Check out The Ultimate Guide to Homeschooling with Chronic Illness for LOADS of resources, books, and more!


(Original Photo Credit)


Jen G. loves to encourage homeschool families over at Gricefully Homeschooling. She homeschools her 9 year old son and her 16 year old daughter, with a Biblical Homeschool Philosophy (solid foundation), while also dealing with a chronic illness. In her spare time, she likes to read, cook, organize her new home in the country, and follow Jesus. (Not in that order.) You can find Jen on Facebook, Pinterest, Twitter, G+.




  1. Melinda says

    Thanks for the article on homeschooling with a chronic illness. I had a few years in with homeschooling when I was diagnosed with RSD. During the worst of the pain and suffering, I had to take many months/ days off, but I continue to homeschool my children witht his disability. I don’t sleep well most nights, and I have a hard time getting around in the mornings. I don’t think I could handle having to get kids around and out the door to school by a certain time. With homeschooling, I can work at my own pace as much as the pain will allow, plus I am thankful to have my children with me for when I need help with opening jars, running the vacuum, washing dishes, and helping to bathe and dress the toddler, etc.
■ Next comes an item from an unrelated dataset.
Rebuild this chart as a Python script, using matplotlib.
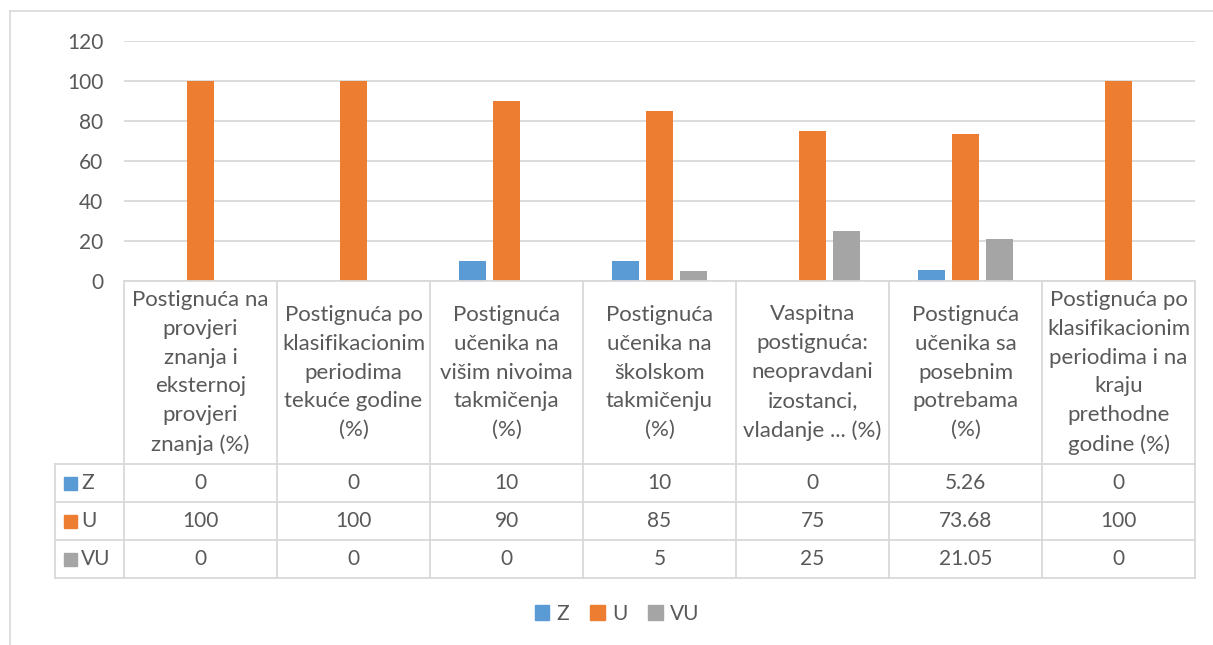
import matplotlib
matplotlib.use("Agg")
import matplotlib.pyplot as plt
from matplotlib.lines import Line2D
from matplotlib.patches import Rectangle

categories = [
    "Postignuća na\nprovjeri\nznanja i\neksternoj\nprovjeri\nznanja (%)",
    "Postignuća po\nklasifikacionim\nperiodima\ntekuće godine\n(%)",
    "Postignuća\nučenika na\nvišim nivoima\ntakmičenja\n(%)",
    "Postignuća\nučenika na\nškolskom\ntakmičenju\n(%)",
    "Vaspitna\npostignuća:\nneopravdani\nizostanci,\nvladanje ... (%)",
    "Postignuća\nučenika sa\nposebnim\npotrebama\n(%)",
    "Postignuća po\nklasifikacionim\nperiodima i na\nkraju\nprethodne\ngodine (%)",
]
series_names = ["Z", "U", "VU"]
z_values = [0, 0, 10, 10, 0, 5.26, 0]
u_values = [100, 100, 90, 85, 75, 73.68, 100]
vu_values = [0, 0, 0, 5, 25, 21.05, 0]
colors = ["#5b9bd5", "#ed7d31", "#a5a5a5"]

W, H = 1213, 645
TXT = "#595959"
GRID = "#d9d9d9"
FONT = "Lato"
FS = 15        # numbers, legend
FS_HEAD = 16   # category names in the table header

plt.rcParams["font.family"] = [FONT, "DejaVu Sans"]

fig = plt.figure(figsize=(W / 100, H / 100), dpi=100)


def box(left, top, right, bottom):
    return [left / W, 1 - bottom / H, (right - left) / W, (bottom - top) / H]


# outer chart frame
fig.add_artist(Line2D([10 / W, 1], [1 - 11 / H, 1 - 11 / H], color=GRID, lw=1.2))
fig.add_artist(Line2D([10 / W, 10 / W], [0, 1 - 11 / H], color=GRID, lw=1.2))

# bar area
ax = fig.add_axes(box(124, 41, 1195, 281))
n = len(categories)
all_series = [z_values, u_values, vu_values]
step = 0.222
width = 0.176
for k, vals in enumerate(all_series):
    xs = [i + 0.5 + (k - 1) * step for i in range(n)]
    ax.bar(xs, vals, width=width, color=colors[k], zorder=3)
ax.set_xlim(0, n)
ax.set_ylim(0, 120)
ax.set_yticks(range(0, 121, 20))
ax.set_xticks([])
ax.tick_params(axis="y", length=0, pad=15, labelsize=FS, labelcolor=TXT)
ax.grid(axis="y", color=GRID, lw=1.3, zorder=0)
for s in ax.spines.values():
    s.set_visible(False)

# data table below
tab = fig.add_axes(box(55, 281, 1195, 578))
label_w = 69 / 153
tab.set_xlim(-label_w, n)
tab.set_ylim(297, 0)
tab.axis("off")
header_h = 183
row_h = 38
lw = 1.3
# horizontal lines
tab.plot([0, n], [0, 0], color=GRID, lw=lw, clip_on=False)
for r in range(4):
    y = header_h + r * row_h
    tab.plot([-label_w, n], [y, y], color=GRID, lw=lw, clip_on=False)
# vertical lines
for i in range(n + 1):
    tab.plot([i, i], [0, 297], color=GRID, lw=lw, clip_on=False)
tab.plot([-label_w, -label_w], [header_h, 297], color=GRID, lw=lw, clip_on=False)

for i, cat in enumerate(categories):
    tab.text(i + 0.5, header_h / 2, cat, ha="center", va="center",
             fontsize=FS_HEAD, color=TXT, linespacing=1.55)

for r, (name, vals) in enumerate(zip(series_names, all_series)):
    yc = header_h + r * row_h + row_h / 2
    tab.add_patch(Rectangle((-label_w + 9 / 153, yc - 6.5), 13 / 153, 13,
                            color=colors[r], clip_on=False))
    tab.text(-label_w + 26 / 153, yc, name, ha="left", va="center",
             fontsize=FS, color=TXT)
    for i, v in enumerate(vals):
        tab.text(i + 0.5, yc, f"{v:g}", ha="center", va="center",
                 fontsize=FS, color=TXT)

# legend
handles = [Rectangle((0, 0), 1, 1, color=c) for c in colors]
fig.legend(handles, series_names, loc="center", bbox_to_anchor=(617 / W, 1 - 614 / H),
           ncol=3, frameon=False, fontsize=FS, labelcolor=TXT,
           handlelength=0.7, handleheight=0.7, handletextpad=0.35, columnspacing=1.0)

fig.savefig("out.png", dpi=100)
I believe the children understand what I am dealing with (they deal with my grumpiness), and they are learning a valuable lesson. I do not want them to grow up and move out – I love them being here all day, but I know some day I will have to let them go.

  2. says

    Thank you for sharing with others how those of us with Chronic Illness’ homeschool. Yes, it is possible. There are hard days, but it is possible and like you, I wouldn’t change it for the world. If we continue to focus on God and teaching our children to give all the glory to him, he will bless us. Praying for you, my friend!

  3. Nicole says

    Thank you for this! So good to know we’re not alone. I also have Chiari Malformation among other things, but it sounds like mine is a bit different – for me it’s included temporary paralysis, heart problems, and so far 2 surgeries. And we’ve homeschooled through it all! It’s been a journey, but God is good, and is absolutely working everything out for the best. There are hard days, but our girls (6 and 3) are learning so much about life especially on those days. And homeschooling has come in especially handy when we’ve had to travel across country for medical reasons. Last year alone, we spent 6 weeks in another state for one of my surgeries – not a problem when we homeschool! We pack up what we need, do what we can, and enjoy the time as a family. We do end up usually doing things year round just to make life more flexible to allow for hospital days and such. Love homeschooling and wouldn’t trade it for anything despite the challenges! Thank you for this article!

  4. Anonymous says

    Thank you for posting! I also have a severe chronic illness and it is always nice to know that there are other HS mommies out there!

  5. Jenn says

    Thank you! It is so easy to feel so alone when you are struggling. I have had health problems over the years that have gotten progressively worse. I’ve had Hashimoto’s going on 20 years but due to moving repeatedly have had a hard time getting a diagnosis for the many other symptoms I’ve had for years that have gotten worse with time. Last year I was diagnosed with MS, which they believe I’ve had for years. This is our 6th year homeschooling and I’ve felt like ‘quitting’ so often of late even though I know in my heart of hearts that homeschooling is what God wants for our family. It helps to know I have sisters in this. After another very recent move it is so easy to feel so isolated. Thank you again for sharing this!

  6. Carolyn says

    Thanks for this. I have Fibromyalgia along with it’s frequent companion, IBS, but also have had a bad neck for years and live with headaches, sometimes unbearable. It can make it hard, and what is worse, is the main reason we’re homeschooling is due to my 14 yr old daughter’s health issue that has left her with a seemingly permanent headache (still working to solve it), so she could never handle the workload of a school. It doesn’t take much before her head gets worse. We don’t get done nearly what I’d love to. I’ve been excited to take on this homeschool journey, it’s just slower due to her health. But we’re doing what we can, a day at a time!